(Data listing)
[start]
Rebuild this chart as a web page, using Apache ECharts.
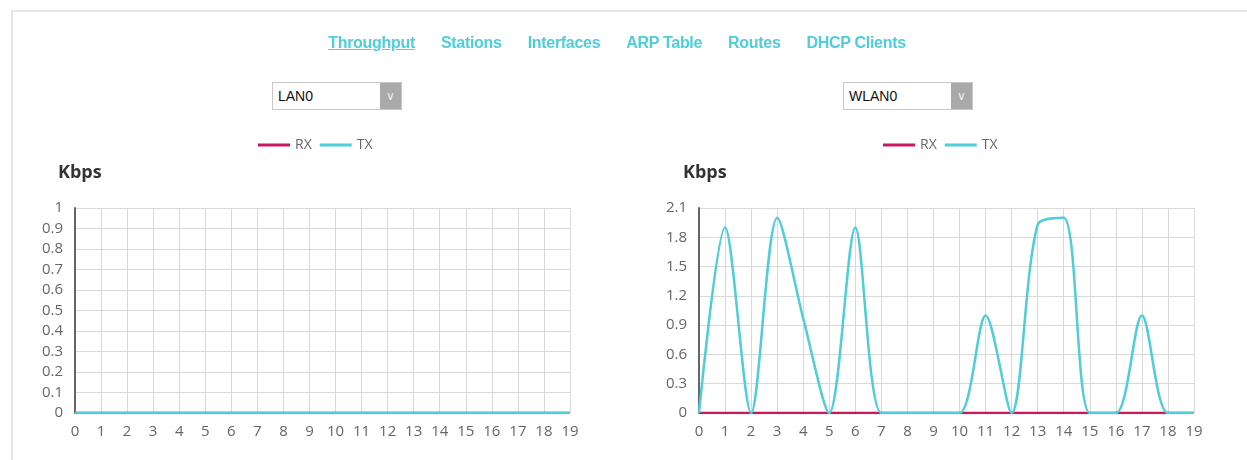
<!DOCTYPE html>
<html>
<head>
<meta charset="utf-8">
<script src="https://cdn.jsdelivr.net/npm/echarts@6/dist/echarts.min.js"></script>
<style>
    body { margin: 0; background: #fff; font-family: "Liberation Sans", Arial, sans-serif; }
    #frame { position: absolute; left: 11px; top: 10px; width: 1236px; height: 450px;
        border-top: 2px solid #e6e6e6; border-left: 2px solid #e6e6e6; }
    #nav { position: absolute; left: 0; top: 34px; width: 1234px; text-align: center;
        font-size: 16px; font-weight: bold; letter-spacing: -0.3px; }
    #nav a { color: #4fcdd9; text-decoration: none; margin: 0 13px; }
    #nav a.active { text-decoration: underline; }
    .sel { position: absolute; top: 82px; height: 26px; border: 1px solid #c8c8c8;
        background: #fff; font-size: 14px; color: #111; line-height: 26px; }
    .sel span { padding-left: 5px; }
    .sel i { position: absolute; right: 0; top: 0; width: 21px; height: 26px; background: #a9a9a9;
        color: #eee; font-style: normal; text-align: center; font-size: 12px; }
    #chart { position: absolute; left: 0; top: 0; width: 1247px; height: 460px; }
</style>
</head>
<body>
<div id="chart"></div>
<div id="frame"></div>
<div id="nav">
    <a class="active">Throughput</a><a>Stations</a><a>Interfaces</a><a>ARP Table</a><a>Routes</a><a>DHCP Clients</a>
</div>
<div class="sel" style="left:272px;width:128px;"><span>LAN0</span><i>&#8744;</i></div>
<div class="sel" style="left:843px;width:128px;"><span>WLAN0</span><i>&#8744;</i></div>
<script>
    // x categories 0..19
    var xLabels = ['0','1','2','3','4','5','6','7','8','9','10','11','12','13','14','15','16','17','18','19'];
    var lanRx = [0,0,0,0,0,0,0,0,0,0,0,0,0,0,0,0,0,0,0,0];
    var lanTx = [0,0,0,0,0,0,0,0,0,0,0,0,0,0,0,0,0,0,0,0];
    var wlanRx = [0,0,0,0,0,0,0,0,0,0,0,0,0,0,0,0,0,0,0,0];
    var wlanTx = [0,1.9,0,2.0,0.97,0,1.9,0,0,0,0,1.0,0,1.93,2.0,0,0,1.0,0,0];

    var rxColor = '#c8185e';
    var txColor = '#4fcdd8';
    var labelStyle = { color: '#666', fontSize: 15, fontFamily: 'Open Sans' };
    var legendText = { color: '#666', fontSize: 14, fontFamily: 'Open Sans' };
    var titleText = { fontSize: 18, fontWeight: 'bold', color: '#333', fontFamily: 'Open Sans' };

    var myChart = echarts.init(document.getElementById('chart'));

    function xAxis(idx) {
        return {
            gridIndex: idx, type: 'category', data: xLabels, boundaryGap: false,
            axisLine: { show: false }, axisTick: { show: false },
            axisLabel: Object.assign({ margin: 11, interval: 0 }, labelStyle),
            splitLine: { show: true, lineStyle: { color: '#d9d9d9' } }
        };
    }
    function yAxis(idx, max, step) {
        return {
            gridIndex: idx, type: 'value', min: 0, max: max, interval: step,
            axisLine: { show: true, lineStyle: { color: '#666', width: 2 } },
            axisTick: { show: false },
            axisLabel: Object.assign({ margin: 12 }, labelStyle),
            splitLine: { lineStyle: { color: '#d9d9d9' } }
        };
    }
    function line(name, data, color, idx) {
        return {
            name: name, type: 'line', xAxisIndex: idx, yAxisIndex: idx, data: data,
            smooth: 0.3, symbol: 'none', color: color,
            lineStyle: { width: 2.5, color: color }
        };
    }

    var option = {
        animation: false,
        title: [
            { text: 'Kbps', left: 58, top: 164, padding: 0, textStyle: titleText },
            { text: 'Kbps', left: 683, top: 164, padding: 0, textStyle: titleText }
        ],
        legend: [
            { data: ['RX', 'TX'], left: 253, top: 133, itemWidth: 32, itemHeight: 3, itemGap: 8,
              icon: 'rect', textStyle: legendText },
            { data: ['RX', 'TX'], left: 878, top: 133, itemWidth: 32, itemHeight: 3, itemGap: 8,
              icon: 'rect', textStyle: legendText }
        ],
        grid: [
            { left: 75, top: 208, width: 495, height: 205 },
            { left: 699, top: 208, width: 495, height: 205 }
        ],
        xAxis: [xAxis(0), xAxis(1)],
        yAxis: [yAxis(0, 1, 0.1), yAxis(1, 2.1, 0.3)],
        series: [
            line('RX', lanRx, rxColor, 0),
            line('TX', lanTx, txColor, 0),
            line('RX', wlanRx, rxColor, 1),
            line('TX', wlanTx, txColor, 1)
        ]
    };
    myChart.setOption(option);
</script>
</body>
</html>
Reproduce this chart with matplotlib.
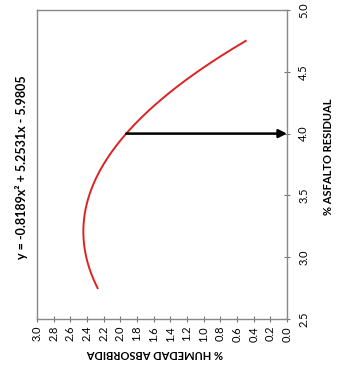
import matplotlib.pyplot as plt
import numpy as np

# Trend line: % humedad absorbida as a function of % asfalto residual
coef = [-0.8189, 5.2531, -5.9805]
asfalto_range = [2.75, 4.75]
asfalto_design = 4.0

hum_ticks = [0.0, 0.2, 0.4, 0.6, 0.8, 1.0, 1.2, 1.4, 1.6, 1.8, 2.0, 2.2, 2.4, 2.6, 2.8, 3.0]
asf_ticks = [2.5, 3.0, 3.5, 4.0, 4.5, 5.0]

W, H = 350, 371
fig = plt.figure(figsize=(W / 100, H / 100), dpi=100)
plt.rcParams["font.family"] = ["Lato", "DejaVu Sans"]

# chart is drawn turned on its side: humidity runs right-to-left along the bottom,
# asphalt content runs upward along the right edge
ax = fig.add_axes([37 / W, 1 - 319 / H, 250 / W, 309 / H])

asf = np.linspace(asfalto_range[0], asfalto_range[1], 200)
hum = np.polyval(coef, asf)
ax.plot(hum, asf, color="#dd2222", lw=1.4)

hum_design = np.polyval(coef, asfalto_design)
ax.annotate("", xy=(0.0, asfalto_design), xytext=(hum_design, asfalto_design),
            arrowprops=dict(arrowstyle="-|>", color="black", lw=1.8,
                            mutation_scale=12, shrinkA=0, shrinkB=0))

ax.set_xlim(3.0, 0.0)
ax.set_ylim(2.5, 5.0)
ax.set_xticks(hum_ticks)
ax.set_xticklabels([f"{v:.1f}" for v in hum_ticks], rotation=90, fontsize=8)
ax.set_yticks(asf_ticks)
ax.set_yticklabels([f"{v:.1f}" for v in asf_ticks], rotation=90, fontsize=8, va="center")
ax.yaxis.tick_right()
ax.tick_params(axis="both", direction="inout", length=4, width=0.8, color="#777777")
ax.tick_params(axis="x", pad=3)
ax.tick_params(axis="y", pad=6)
for s in ax.spines.values():
    s.set_color("#888888")
    s.set_linewidth(1.0)

fig.text(155 / W, 1 - 353 / H, "% HUMEDAD ABSORBIDA", rotation=180, ha="center",
         va="center", fontsize=8, fontweight="bold")
fig.text(328 / W, 1 - 157 / H, "% ASFALTO RESIDUAL", rotation=90, ha="center",
         va="center", fontsize=8, fontweight="bold")
fig.text(22 / W, 1 - 167 / H, "y = -0.8189x² + 5.2531x - 5.9805", rotation=90,
         ha="center", va="center", fontsize=9, fontweight="bold")

fig.savefig("out.png", dpi=100)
[end]
SHORT PROBLEM:
From the material above, copy everything exactly but the pictures.

ANSWER TO THE PROBLEM:
Rebuild this chart as a web page, using Apache ECharts.
<!DOCTYPE html>
<html>
<head>
<meta charset="utf-8">
<script src="https://cdn.jsdelivr.net/npm/echarts@6/dist/echarts.min.js"></script>
<style>
    body { margin: 0; background: #fff; font-family: "Liberation Sans", Arial, sans-serif; }
    #frame { position: absolute; left: 11px; top: 10px; width: 1236px; height: 450px;
        border-top: 2px solid #e6e6e6; border-left: 2px solid #e6e6e6; }
    #nav { position: absolute; left: 0; top: 34px; width: 1234px; text-align: center;
        font-size: 16px; font-weight: bold; letter-spacing: -0.3px; }
    #nav a { color: #4fcdd9; text-decoration: none; margin: 0 13px; }
    #nav a.active { text-decoration: underline; }
    .sel { position: absolute; top: 82px; height: 26px; border: 1px solid #c8c8c8;
        background: #fff; font-size: 14px; color: #111; line-height: 26px; }
    .sel span { padding-left: 5px; }
    .sel i { position: absolute; right: 0; top: 0; width: 21px; height: 26px; background: #a9a9a9;
        color: #eee; font-style: normal; text-align: center; font-size: 12px; }
    #chart { position: absolute; left: 0; top: 0; width: 1247px; height: 460px; }
</style>
</head>
<body>
<div id="chart"></div>
<div id="frame"></div>
<div id="nav">
    <a class="active">Throughput</a><a>Stations</a><a>Interfaces</a><a>ARP Table</a><a>Routes</a><a>DHCP Clients</a>
</div>
<div class="sel" style="left:272px;width:128px;"><span>LAN0</span><i>&#8744;</i></div>
<div class="sel" style="left:843px;width:128px;"><span>WLAN0</span><i>&#8744;</i></div>
<script>
    // x categories 0..19
    var xLabels = ['0','1','2','3','4','5','6','7','8','9','10','11','12','13','14','15','16','17','18','19'];
    var lanRx = [0,0,0,0,0,0,0,0,0,0,0,0,0,0,0,0,0,0,0,0];
    var lanTx = [0,0,0,0,0,0,0,0,0,0,0,0,0,0,0,0,0,0,0,0];
    var wlanRx = [0,0,0,0,0,0,0,0,0,0,0,0,0,0,0,0,0,0,0,0];
    var wlanTx = [0,1.9,0,2.0,0.97,0,1.9,0,0,0,0,1.0,0,1.93,2.0,0,0,1.0,0,0];

    var rxColor = '#c8185e';
    var txColor = '#4fcdd8';
    var labelStyle = { color: '#666', fontSize: 15, fontFamily: 'Open Sans' };
    var legendText = { color: '#666', fontSize: 14, fontFamily: 'Open Sans' };
    var titleText = { fontSize: 18, fontWeight: 'bold', color: '#333', fontFamily: 'Open Sans' };

    var myChart = echarts.init(document.getElementById('chart'));

    function xAxis(idx) {
        return {
            gridIndex: idx, type: 'category', data: xLabels, boundaryGap: false,
            axisLine: { show: false }, axisTick: { show: false },
            axisLabel: Object.assign({ margin: 11, interval: 0 }, labelStyle),
            splitLine: { show: true, lineStyle: { color: '#d9d9d9' } }
        };
    }
    function yAxis(idx, max, step) {
        return {
            gridIndex: idx, type: 'value', min: 0, max: max, interval: step,
            axisLine: { show: true, lineStyle: { color: '#666', width: 2 } },
            axisTick: { show: false },
            axisLabel: Object.assign({ margin: 12 }, labelStyle),
            splitLine: { lineStyle: { color: '#d9d9d9' } }
        };
    }
    function line(name, data, color, idx) {
        return {
            name: name, type: 'line', xAxisIndex: idx, yAxisIndex: idx, data: data,
            smooth: 0.3, symbol: 'none', color: color,
            lineStyle: { width: 2.5, color: color }
        };
    }

    var option = {
        animation: false,
        title: [
            { text: 'Kbps', left: 58, top: 164, padding: 0, textStyle: titleText },
            { text: 'Kbps', left: 683, top: 164, padding: 0, textStyle: titleText }
        ],
        legend: [
            { data: ['RX', 'TX'], left: 253, top: 133, itemWidth: 32, itemHeight: 3, itemGap: 8,
              icon: 'rect', textStyle: legendText },
            { data: ['RX', 'TX'], left: 878, top: 133, itemWidth: 32, itemHeight: 3, itemGap: 8,
              icon: 'rect', textStyle: legendText }
        ],
        grid: [
            { left: 75, top: 208, width: 495, height: 205 },
            { left: 699, top: 208, width: 495, height: 205 }
        ],
        xAxis: [xAxis(0), xAxis(1)],
        yAxis: [yAxis(0, 1, 0.1), yAxis(1, 2.1, 0.3)],
        series: [
            line('RX', lanRx, rxColor, 0),
            line('TX', lanTx, txColor, 0),
            line('RX', wlanRx, rxColor, 1),
            line('TX', wlanTx, txColor, 1)
        ]
    };
    myChart.setOption(option);
</script>
</body>
</html>
Reproduce this chart with matplotlib.
import matplotlib.pyplot as plt
import numpy as np

# Trend line: % humedad absorbida as a function of % asfalto residual
coef = [-0.8189, 5.2531, -5.9805]
asfalto_range = [2.75, 4.75]
asfalto_design = 4.0

hum_ticks = [0.0, 0.2, 0.4, 0.6, 0.8, 1.0, 1.2, 1.4, 1.6, 1.8, 2.0, 2.2, 2.4, 2.6, 2.8, 3.0]
asf_ticks = [2.5, 3.0, 3.5, 4.0, 4.5, 5.0]

W, H = 350, 371
fig = plt.figure(figsize=(W / 100, H / 100), dpi=100)
plt.rcParams["font.family"] = ["Lato", "DejaVu Sans"]

# chart is drawn turned on its side: humidity runs right-to-left along the bottom,
# asphalt content runs upward along the right edge
ax = fig.add_axes([37 / W, 1 - 319 / H, 250 / W, 309 / H])

asf = np.linspace(asfalto_range[0], asfalto_range[1], 200)
hum = np.polyval(coef, asf)
ax.plot(hum, asf, color="#dd2222", lw=1.4)

hum_design = np.polyval(coef, asfalto_design)
ax.annotate("", xy=(0.0, asfalto_design), xytext=(hum_design, asfalto_design),
            arrowprops=dict(arrowstyle="-|>", color="black", lw=1.8,
                            mutation_scale=12, shrinkA=0, shrinkB=0))

ax.set_xlim(3.0, 0.0)
ax.set_ylim(2.5, 5.0)
ax.set_xticks(hum_ticks)
ax.set_xticklabels([f"{v:.1f}" for v in hum_ticks], rotation=90, fontsize=8)
ax.set_yticks(asf_ticks)
ax.set_yticklabels([f"{v:.1f}" for v in asf_ticks], rotation=90, fontsize=8, va="center")
ax.yaxis.tick_right()
ax.tick_params(axis="both", direction="inout", length=4, width=0.8, color="#777777")
ax.tick_params(axis="x", pad=3)
ax.tick_params(axis="y", pad=6)
for s in ax.spines.values():
    s.set_color("#888888")
    s.set_linewidth(1.0)

fig.text(155 / W, 1 - 353 / H, "% HUMEDAD ABSORBIDA", rotation=180, ha="center",
         va="center", fontsize=8, fontweight="bold")
fig.text(328 / W, 1 - 157 / H, "% ASFALTO RESIDUAL", rotation=90, ha="center",
         va="center", fontsize=8, fontweight="bold")
fig.text(22 / W, 1 - 167 / H, "y = -0.8189x² + 5.2531x - 5.9805", rotation=90,
         ha="center", va="center", fontsize=9, fontweight="bold")

fig.savefig("out.png", dpi=100)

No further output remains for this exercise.